The prompt for Reverb10 was: "what is the wisest thing you did this year?"
Considering this resulted from my own foolish decision to take the fucking job in the first place, I'm really not sure this can qualify, but the wisest thing I did all year was to quit my job. I had been out of work for almost a year - on a kind of sabbatical, sort of, if losing it and going on indefinite leave counts as a sabbatical - and had decided to take another PR agency job to pay the bills while I figured out a real plan for what was next. I knew from the get go that it wasn't an ideal job. It was a rung or so below the last agency job I'd held, and at a smaller, less prestigious agency, and I was making considerably less money. But I was worried I wasn't going to employable anymore if I didn't get back to work, and I knew it was a job I could do, so I took it with the full intention of phoning it in.
It was fine at first - we had clients, and they were sort of low maintenance and dumb enough to not require any real effort. We had a couple of actually interesting clients in the pipeline. But my boss, whoa-hoh, my boss. I knew going in that he was a Manhattan Beach frat boy/permanent child type who was a douche and sort of a joke, but his stated goal was sales, and the deal we struck was that I would lead all the account work, and he'd stick to administrative functions and new business development. This was fine with me because I don't particularly like sales, and anyway, I knew he'd be easy to manipulate.
What I didn't know was what an epic clown this guy turned out to be. First of all, I discovered he had a ridiculous nickname that I can't put in here, but that was along the lines of something like "Skip" or "Styles" - pure California cheese. And then there was his irritating habit of listening to bad 80s music on Pandora. All day, every day, if we let him get away with it. It was a small office, maybe 15' x 8', and if we didn't have music playing it was too weirdly quiet to work comfortably, so every day was a race to get good music on first before he could come soil us with Mister Mister and the like. Which he hated, but, to his credit, tolerated, because he was a good enough guy that he genuinely wanted to be a good boss and let the underlings have it their way. One time I had on Radiohead and he exploded with frenzied laughter that suggested he'd been biting his tongue all morning and said, "Jesus, do you just want to kill yourself, or what?" The answer to that question was debatable, given that remark, but my co-worker and I laughed it off.
Anyway, that kind of idiocy was readily apparent in his work style too. He was embarrassing to me in his transparency - not knowing what he was doing, he pretty much never had any actual good advice for clients - and mostly he wanted to talk about partying and getting drunk. (He is 39.) One day I was at a client lunch and all he could talk about was how awesome his old client's party at E3, a videogame tradeshow, was, and how they spent a million dollars on an event that contained strippers dancing around a pole. He also once told a female colleague to never use the word "swallow" in an email, because no man would ever be able to take it seriously. (!)

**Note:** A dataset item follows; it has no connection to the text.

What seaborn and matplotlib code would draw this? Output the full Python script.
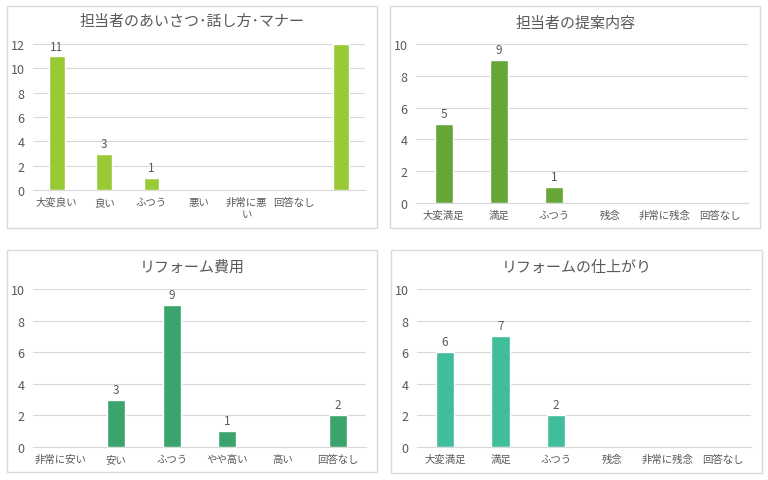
import matplotlib
matplotlib.use("Agg")
import matplotlib.pyplot as plt
import seaborn as sns
import pandas as pd
from matplotlib.patches import Rectangle

sns.set_theme(style="white")
plt.rcParams['font.family'] = ['Noto Sans CJK JP', 'DejaVu Sans']

# ---- data ----
title1 = "担当者のあいさつ･話し方･マナー"
cats1 = ["大変良い", "良い", "ふつう", "悪い", "非常に悪\nい", "回答なし", ""]
vals1 = [11, 3, 1, 0, 0, 0, 12]
show1 = [True, True, True, False, False, False, False]

title2 = "担当者の提案内容"
cats2 = ["大変満足", "満足", "ふつう", "残念", "非常に残念", "回答なし"]
vals2 = [5, 9, 1, 0, 0, 0]
show2 = [True, True, True, False, False, False]

title3 = "リフォーム費用"
cats3 = ["非常に安い", "安い", "ふつう", "やや高い", "高い", "回答なし"]
vals3 = [0, 3, 9, 1, 0, 2]
show3 = [False, True, True, True, False, True]

title4 = "リフォームの仕上がり"
cats4 = ["大変満足", "満足", "ふつう", "残念", "非常に残念", "回答なし"]
vals4 = [6, 7, 2, 0, 0, 0]
show4 = [True, True, True, False, False, False]

colors = ["#99CA35", "#66A636", "#3BA36C", "#40BE9B"]
ymaxes = [12, 10, 10, 10]

W, H = 768, 481
fig = plt.figure(figsize=(W / 100, H / 100), dpi=100)
fig.patch.set_facecolor("white")

TXT = "#595959"
GRID = "#D9D9D9"

# boxes (pixel): x0, y0, x1, y1
boxes = [(7, 7, 377, 229), (390, 7, 760, 229), (7, 251, 377, 473), (391, 251, 762, 474)]
# plot areas (pixel): left, right, ytop(ymax), ybottom(0)
areas = [(33, 365, 45, 191), (416, 748, 45, 204), (33, 366, 290, 448), (417, 751, 290, 448)]
title_y = [22, 24, 268, 268]

panels = [(title1, cats1, vals1, show1), (title2, cats2, vals2, show2),
          (title3, cats3, vals3, show3), (title4, cats4, vals4, show4)]

for i, ((title, cats, vals, show), box, area) in enumerate(zip(panels, boxes, areas)):
    x0, y0, x1, y1 = box
    fig.patches.append(Rectangle((x0 / W, 1 - y1 / H), (x1 - x0) / W, (y1 - y0) / H,
                                 transform=fig.transFigure, facecolor="none",
                                 edgecolor="#D9D9D9", linewidth=1.0, zorder=-1))
    l, r, t, b = area
    ax = fig.add_axes([l / W, 1 - b / H, (r - l) / W, (b - t) / H])
    ax.set_facecolor("none")
    df = pd.DataFrame({"cat": cats, "val": vals})
    sns.barplot(data=df, x="cat", y="val", order=cats, color=colors[i],
                width=0.33, saturation=1, ax=ax, zorder=3)
    ax.set_xlim(-0.5, len(cats) - 0.5)
    ax.set_ylim(0, ymaxes[i])
    ax.set_yticks(range(0, ymaxes[i] + 1, 2))
    ax.grid(axis="y", color=GRID, linewidth=0.8, zorder=0)
    ax.set_axisbelow(True)
    for s in ["top", "right", "left"]:
        ax.spines[s].set_visible(False)
    ax.spines["bottom"].set_color(GRID)
    ax.spines["bottom"].set_linewidth(0.8)
    ax.set_xlabel("")
    ax.set_ylabel("")
    ax.tick_params(axis="y", length=0, labelsize=9, colors=TXT, pad=6)
    ax.tick_params(axis="x", length=0, labelsize=7.5, colors=TXT, pad=5)
    if i == 0:
        ax.set_xticks([k + 0.5 for k in range(-1, len(cats))], minor=True)
        ax.tick_params(axis="x", which="minor", length=4, color=GRID, width=0.8)
    for k, (v, sh) in enumerate(zip(vals, show)):
        if sh:
            ax.text(k, v + ymaxes[i] * 0.025, str(v), ha="center", va="bottom",
                    fontsize=8.5, color=TXT)
    fig.text(((x0 + x1) / 2) / W, 1 - title_y[i] / H, title, ha="center", va="center",
             fontsize=10.8, color=TXT)

fig.savefig("out.png", dpi=100, facecolor="white")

But I think the true breaking point for me was when we were working one morning and the song "What a Feeling" by Irene Cara came on the radio. It was 8:30 am on a Tuesday, and none of us were in a good mood. He started singing, and then stopped to tell us about a lyric he'd misinterpreted. "Guys," he said, addressing me and my 28 year old female colleague and our very naive 19 year old female intern, "when I was little, I used to think the part where she says 'take your passion/and make it happen' was 'take your pants off/and make it happen!! Isn't that hilarious?!!"
That was pretty much when I knew I would no longer be able to work for that agency. I quit within a couple of weeks, and since have landed a couple of freelance gigs that pay OK and are keeping me going for now. Next month, who knows, but I'm still getting by.